Invoke-WebRequest -Uri "$CatalogServer/powershell" -OutFile 'data-catalog.psm1' -Headers @{"Authorization"="Bearer $authToken"}
Import-Module .\data-catalog.psm1 -Force
Connect-SqlDataCatalog -ServerUrl $CatalogServer -AuthToken $authToken 
$ColumnsMarkedForMasking = Get-ClassificationColumn `
    -InstanceName $instance `
    -DatabaseName $DatabaseName | Where-Object {$_.tags.name -eq $tagName} 
$MaskingSetXML = [xml](Get-Content -Path $MaskingSet)
$subrules = $MaskingSetXML.SelectNodes('//DMSSetContainer_MaskingSet/DMSSetContainer/DMSRuleBindingList/RuleSubstitution')
$internalrules = $MaskingSetXML.SelectNodes('//DMSSetContainer_MaskingSet/DMSSetContainer/DMSRuleBindingList/RuleRowInternal')
$shufflerules = $MaskingSetXML.SelectNodes('//DMSSetContainer_MaskingSet/DMSSetContainer/DMSRuleBindingList/RuleShuffle')
$searchreplacerules = $MaskingSetXML.SelectNodes('//DMSSetContainer_MaskingSet/DMSSetContainer/DMSRuleBindingList/RuleSearchReplace')
$TablesAndColumns = @()

$subrules | ForEach-Object {`
    $CurrentTable = $_.TargetTableName.value
    $_.DMSPickedColumnAndDataSetCollection.DMSPickedColumnAndDataSet.N2KSQLServerEntity_PickedColumn.ColumnName.value | ForEach-Object {$TablesAndColumns+= $CurrentTable + "." + $_ }
}

$internalrules | ForEach-Object {`
    $TablesAndColumns+= $_.TargetTableName.value + "." + $_.TargetColumnName.value
}

$shufflerules | ForEach-Object {`
    $CurrentTable = $_.TargetTableName.value
    $_.DMSPickedColumnCollection.DMSPickedColumn.N2KSQLServerEntity_PickedColumn.ColumnName.value | ForEach-Object {$TablesAndColumns+= $CurrentTable + "." + $_ }
}

$searchreplacerules | ForEach-Object {`
    $TablesAndColumns+= $_.TargetTableName.value + "." + $_.TargetColumnName.value
}

$result = $TablesAndColumns | Sort -Unique
$ColumnsNeedingRules = $ColumnsMarkedForMasking | Where-Object {($_.tableName + "." + $_.columnName) -notin $result}

"`nThere are " + $ColumnsMarkedForMasking.count + " columns that require masking for database " + $DatabaseName + "in SQL Data Catalog."
"You are masking " + $result.count + " distinct columns in masking set: " + $MaskingSet
"`nThe columns that do not currently have a mask configured are:`n"

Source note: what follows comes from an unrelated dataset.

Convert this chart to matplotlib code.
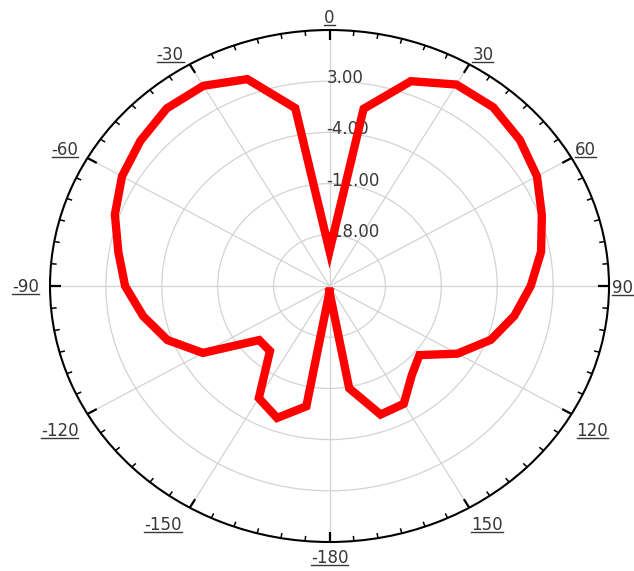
import numpy as np
import matplotlib
matplotlib.use("Agg")
import matplotlib.pyplot as plt
from matplotlib.transforms import ScaledTranslation
from matplotlib.lines import Line2D
from matplotlib.collections import LineCollection

plt.rcParams['font.family'] = ['DejaVu Sans']

# Data: pattern gain (dB) vs angle (deg)
angles = [-180, -170, -160, -150, -140, -130, -120, -110, -100, -90, -80, -70, -60,
          -50, -40, -30, -20, -10, 0, 10, 20, 30, 40, 50, 60, 70, 80, 90,
          100, 110, 120, 130, 140, 150, 160, 170, 180]
gain = [-24.2, -8.3, -5.8, -7.3, -13.4, -13.5, -6.7, -3.4, -1.3, 0.6, 1.85, 3.6, 5.0,
        5.9, 6.7, 6.6, 5.1, -0.3, -20.2, -0.4, 4.8, 6.8, 6.9, 6.1, 5.0, 3.3, 1.9, 0.2,
        -1.5, -3.5, -6.5, -10.3, -9.0, -6.4, -6.3, -10.8, -24.2]
r_rings = [-18, -11, -4, 3]
r_labels = ['-18.00', '-11.00', '-4.00', '3.00']
r_min, r_max = -25, 10
theta_ticks = [0, 30, 60, 90, 120, 150, 180, 210, 240, 270, 300, 330]
theta_labels = ['0', '30', '60', '90', '120', '150', '-180', '-150', '-120', '-90', '-60', '-30']

W, H, DPI = 634, 571, 100
TXT = '#383838'
fig = plt.figure(figsize=(W / DPI, H / DPI), dpi=DPI)
ax = fig.add_axes([50 / W, (H - 542) / H, 559 / W, 512 / H], projection='polar')
ax.set_aspect('auto')
ax.set_theta_zero_location('N')
ax.set_theta_direction(-1)
ax.set_rlim(r_min, r_max)

ax.set_xticks(np.deg2rad(theta_ticks))
ax.set_xticklabels([])
ax.tick_params(axis='x', length=0)
ax.set_yticks(r_rings)
ax.set_yticklabels([])
ax.grid(True, color='#d3d3d3', linewidth=0.9)
ax.spines['polar'].set_linewidth(1.5)
ax.spines['polar'].set_color('black')

# inward tick marks on the outer ring (every 5 deg, longer every 30 deg)
segs_major, segs_minor = [], []
for a in range(0, 360, 5):
    t = np.deg2rad(a)
    if a % 30 == 0:
        segs_major.append([(t, r_max), (t, r_max - 1.35)])
    else:
        segs_minor.append([(t, r_max), (t, r_max - 0.7)])
ax.add_collection(LineCollection(segs_major, colors='black', linewidths=1.6, zorder=6,
                                 transform=ax.transData))
ax.add_collection(LineCollection(segs_minor, colors='black', linewidths=1.1, zorder=6,
                                 transform=ax.transData))

# radial labels
for r, lab in zip(r_rings, r_labels):
    ax.text(0, r, lab, ha='left', va='baseline', fontsize=12, color=TXT, zorder=2,
            transform=ax.transData + ScaledTranslation(-3 / DPI, -2 / DPI, fig.dpi_scale_trans))

ax.plot(np.deg2rad(angles), gain, color='#ff0000', lw=6, solid_joinstyle='miter', zorder=5,
        clip_on=False)

# angle labels: (ha, va, dx px, dy px)
layout = {
    '0': ('center', 'bottom', 0, 3),
    '30': ('left', 'bottom', 3, 0),
    '60': ('left', 'bottom', 3, -1),
    '90': ('left', 'center', 3, -2),
    '120': ('left', 'top', 5, -8),
    '150': ('left', 'top', 2, -8),
    '-180': ('center', 'top', 0, -7),
    '-150': ('right', 'top', -8, -8),
    '-120': ('right', 'top', -9, -8),
    '-90': ('right', 'center', -11, -1),
    '-60': ('right', 'bottom', -9, -1),
    '-30': ('right', 'bottom', -6, 0),
}
texts = []
for th, lab in zip(theta_ticks, theta_labels):
    ha, va, dx, dy = layout[lab]
    t = ax.text(np.deg2rad(th), r_max, lab, ha=ha, va=va, fontsize=12, color=TXT,
                transform=ax.transData + ScaledTranslation(dx / DPI, dy / DPI, fig.dpi_scale_trans),
                clip_on=False)
    texts.append(t)

fig.canvas.draw()
renderer = fig.canvas.get_renderer()
for t in texts:
    bb = t.get_window_extent(renderer)
    y = bb.y0 + 2.0
    fig.add_artist(Line2D([bb.x0 / W, bb.x1 / W], [y / H, y / H], color=TXT, lw=1.0,
                          transform=fig.transFigure))

fig.savefig('out.png', dpi=DPI)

$ColumnsNeedingRules | ForEach-Object {$_.tableName + "." + $_.columnName + "     (" + $_.dataType + ")"}

$next = Read-Host -Prompt "`nWould you like to see the columns currently in your masking set? (Y/N)"
if ($next -in ("Y", "y")) {$result}

This code can also be found on my GitHub here.

The output of running the script – 13 columns in the masking set, 14 columns outstanding to be masked

You can technically even use this same check approach for the automated masking set generation option, to ensure that everything has been tagged correctly.